> **Problem statement**
For this exercise, repeat all of the material verbatim apart from its images.
[Start]
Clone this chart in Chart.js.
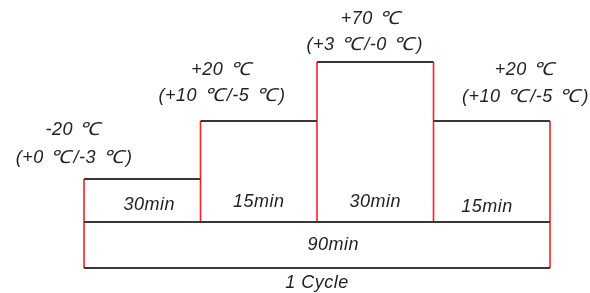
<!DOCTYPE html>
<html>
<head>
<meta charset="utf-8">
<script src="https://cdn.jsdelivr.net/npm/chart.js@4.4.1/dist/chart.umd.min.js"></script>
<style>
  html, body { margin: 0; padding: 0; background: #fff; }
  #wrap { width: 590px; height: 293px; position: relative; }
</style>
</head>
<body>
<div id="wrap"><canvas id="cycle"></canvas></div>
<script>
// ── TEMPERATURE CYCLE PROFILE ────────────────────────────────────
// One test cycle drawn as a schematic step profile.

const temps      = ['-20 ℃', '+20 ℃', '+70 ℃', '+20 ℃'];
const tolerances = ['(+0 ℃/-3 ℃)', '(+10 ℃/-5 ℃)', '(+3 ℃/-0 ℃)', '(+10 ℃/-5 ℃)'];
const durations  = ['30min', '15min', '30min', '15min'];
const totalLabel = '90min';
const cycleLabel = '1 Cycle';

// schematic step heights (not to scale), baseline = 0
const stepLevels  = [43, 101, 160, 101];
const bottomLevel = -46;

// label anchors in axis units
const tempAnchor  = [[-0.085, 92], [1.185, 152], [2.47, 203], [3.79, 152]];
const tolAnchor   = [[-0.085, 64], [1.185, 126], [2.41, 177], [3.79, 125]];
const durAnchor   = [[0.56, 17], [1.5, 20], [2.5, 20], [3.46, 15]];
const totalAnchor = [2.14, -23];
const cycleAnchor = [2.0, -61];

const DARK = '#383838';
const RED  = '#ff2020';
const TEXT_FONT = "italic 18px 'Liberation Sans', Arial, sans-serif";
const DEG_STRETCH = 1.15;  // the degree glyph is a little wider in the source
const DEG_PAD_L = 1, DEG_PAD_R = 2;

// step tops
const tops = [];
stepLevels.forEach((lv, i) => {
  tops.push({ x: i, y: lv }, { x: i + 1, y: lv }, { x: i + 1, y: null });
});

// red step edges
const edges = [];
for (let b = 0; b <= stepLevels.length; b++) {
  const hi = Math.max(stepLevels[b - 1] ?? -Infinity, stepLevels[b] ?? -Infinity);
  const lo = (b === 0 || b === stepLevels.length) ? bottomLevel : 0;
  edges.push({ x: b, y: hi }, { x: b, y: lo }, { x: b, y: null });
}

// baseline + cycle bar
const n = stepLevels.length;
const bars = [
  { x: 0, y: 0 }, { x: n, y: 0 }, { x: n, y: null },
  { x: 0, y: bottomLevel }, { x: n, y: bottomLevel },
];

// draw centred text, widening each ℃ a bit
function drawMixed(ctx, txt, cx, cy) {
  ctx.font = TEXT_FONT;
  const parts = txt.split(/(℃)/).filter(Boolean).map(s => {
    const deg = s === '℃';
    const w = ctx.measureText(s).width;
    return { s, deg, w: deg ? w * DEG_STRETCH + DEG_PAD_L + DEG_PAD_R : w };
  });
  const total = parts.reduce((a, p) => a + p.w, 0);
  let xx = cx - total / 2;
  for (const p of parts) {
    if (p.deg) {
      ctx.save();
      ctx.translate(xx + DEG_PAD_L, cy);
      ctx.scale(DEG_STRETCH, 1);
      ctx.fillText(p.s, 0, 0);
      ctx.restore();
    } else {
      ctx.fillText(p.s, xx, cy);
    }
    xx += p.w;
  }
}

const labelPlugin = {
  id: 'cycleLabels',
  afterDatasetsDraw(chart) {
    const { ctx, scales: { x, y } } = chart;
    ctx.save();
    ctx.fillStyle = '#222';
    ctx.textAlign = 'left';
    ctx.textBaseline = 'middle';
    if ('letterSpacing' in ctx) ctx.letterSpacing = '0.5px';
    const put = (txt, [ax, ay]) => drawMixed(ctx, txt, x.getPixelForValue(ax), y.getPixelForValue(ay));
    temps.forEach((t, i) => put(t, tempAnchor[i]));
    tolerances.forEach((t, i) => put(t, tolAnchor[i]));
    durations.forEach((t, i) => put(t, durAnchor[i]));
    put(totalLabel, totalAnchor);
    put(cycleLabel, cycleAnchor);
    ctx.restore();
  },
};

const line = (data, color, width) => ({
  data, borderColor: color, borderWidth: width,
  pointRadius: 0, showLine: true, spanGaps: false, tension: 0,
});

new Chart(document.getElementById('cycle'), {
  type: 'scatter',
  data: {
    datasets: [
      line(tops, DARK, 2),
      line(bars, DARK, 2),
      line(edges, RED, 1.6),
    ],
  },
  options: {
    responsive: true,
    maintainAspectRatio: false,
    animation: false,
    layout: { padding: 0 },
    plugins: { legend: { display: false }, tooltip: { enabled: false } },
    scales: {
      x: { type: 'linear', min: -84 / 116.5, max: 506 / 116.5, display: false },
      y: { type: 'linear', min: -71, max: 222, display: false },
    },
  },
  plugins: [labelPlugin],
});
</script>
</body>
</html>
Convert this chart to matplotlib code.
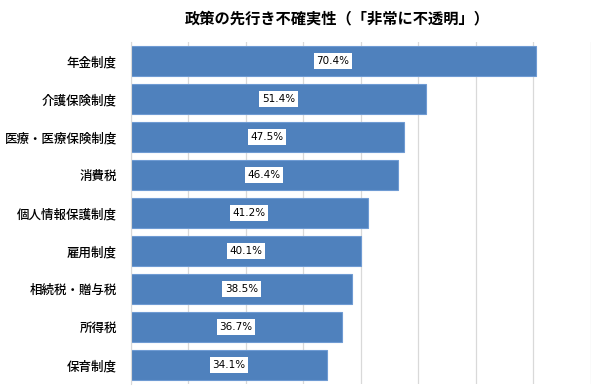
[End]
> **Solution**
Clone this chart in Chart.js.
<!DOCTYPE html>
<html>
<head>
<meta charset="utf-8">
<script src="https://cdn.jsdelivr.net/npm/chart.js@4.4.1/dist/chart.umd.min.js"></script>
<style>
  html, body { margin: 0; padding: 0; background: #fff; }
  #wrap { width: 590px; height: 293px; position: relative; }
</style>
</head>
<body>
<div id="wrap"><canvas id="cycle"></canvas></div>
<script>
// ── TEMPERATURE CYCLE PROFILE ────────────────────────────────────
// One test cycle drawn as a schematic step profile.

const temps      = ['-20 ℃', '+20 ℃', '+70 ℃', '+20 ℃'];
const tolerances = ['(+0 ℃/-3 ℃)', '(+10 ℃/-5 ℃)', '(+3 ℃/-0 ℃)', '(+10 ℃/-5 ℃)'];
const durations  = ['30min', '15min', '30min', '15min'];
const totalLabel = '90min';
const cycleLabel = '1 Cycle';

// schematic step heights (not to scale), baseline = 0
const stepLevels  = [43, 101, 160, 101];
const bottomLevel = -46;

// label anchors in axis units
const tempAnchor  = [[-0.085, 92], [1.185, 152], [2.47, 203], [3.79, 152]];
const tolAnchor   = [[-0.085, 64], [1.185, 126], [2.41, 177], [3.79, 125]];
const durAnchor   = [[0.56, 17], [1.5, 20], [2.5, 20], [3.46, 15]];
const totalAnchor = [2.14, -23];
const cycleAnchor = [2.0, -61];

const DARK = '#383838';
const RED  = '#ff2020';
const TEXT_FONT = "italic 18px 'Liberation Sans', Arial, sans-serif";
const DEG_STRETCH = 1.15;  // the degree glyph is a little wider in the source
const DEG_PAD_L = 1, DEG_PAD_R = 2;

// step tops
const tops = [];
stepLevels.forEach((lv, i) => {
  tops.push({ x: i, y: lv }, { x: i + 1, y: lv }, { x: i + 1, y: null });
});

// red step edges
const edges = [];
for (let b = 0; b <= stepLevels.length; b++) {
  const hi = Math.max(stepLevels[b - 1] ?? -Infinity, stepLevels[b] ?? -Infinity);
  const lo = (b === 0 || b === stepLevels.length) ? bottomLevel : 0;
  edges.push({ x: b, y: hi }, { x: b, y: lo }, { x: b, y: null });
}

// baseline + cycle bar
const n = stepLevels.length;
const bars = [
  { x: 0, y: 0 }, { x: n, y: 0 }, { x: n, y: null },
  { x: 0, y: bottomLevel }, { x: n, y: bottomLevel },
];

// draw centred text, widening each ℃ a bit
function drawMixed(ctx, txt, cx, cy) {
  ctx.font = TEXT_FONT;
  const parts = txt.split(/(℃)/).filter(Boolean).map(s => {
    const deg = s === '℃';
    const w = ctx.measureText(s).width;
    return { s, deg, w: deg ? w * DEG_STRETCH + DEG_PAD_L + DEG_PAD_R : w };
  });
  const total = parts.reduce((a, p) => a + p.w, 0);
  let xx = cx - total / 2;
  for (const p of parts) {
    if (p.deg) {
      ctx.save();
      ctx.translate(xx + DEG_PAD_L, cy);
      ctx.scale(DEG_STRETCH, 1);
      ctx.fillText(p.s, 0, 0);
      ctx.restore();
    } else {
      ctx.fillText(p.s, xx, cy);
    }
    xx += p.w;
  }
}

const labelPlugin = {
  id: 'cycleLabels',
  afterDatasetsDraw(chart) {
    const { ctx, scales: { x, y } } = chart;
    ctx.save();
    ctx.fillStyle = '#222';
    ctx.textAlign = 'left';
    ctx.textBaseline = 'middle';
    if ('letterSpacing' in ctx) ctx.letterSpacing = '0.5px';
    const put = (txt, [ax, ay]) => drawMixed(ctx, txt, x.getPixelForValue(ax), y.getPixelForValue(ay));
    temps.forEach((t, i) => put(t, tempAnchor[i]));
    tolerances.forEach((t, i) => put(t, tolAnchor[i]));
    durations.forEach((t, i) => put(t, durAnchor[i]));
    put(totalLabel, totalAnchor);
    put(cycleLabel, cycleAnchor);
    ctx.restore();
  },
};

const line = (data, color, width) => ({
  data, borderColor: color, borderWidth: width,
  pointRadius: 0, showLine: true, spanGaps: false, tension: 0,
});

new Chart(document.getElementById('cycle'), {
  type: 'scatter',
  data: {
    datasets: [
      line(tops, DARK, 2),
      line(bars, DARK, 2),
      line(edges, RED, 1.6),
    ],
  },
  options: {
    responsive: true,
    maintainAspectRatio: false,
    animation: false,
    layout: { padding: 0 },
    plugins: { legend: { display: false }, tooltip: { enabled: false } },
    scales: {
      x: { type: 'linear', min: -84 / 116.5, max: 506 / 116.5, display: false },
      y: { type: 'linear', min: -71, max: 222, display: false },
    },
  },
  plugins: [labelPlugin],
});
</script>
</body>
</html>
Convert this chart to matplotlib code.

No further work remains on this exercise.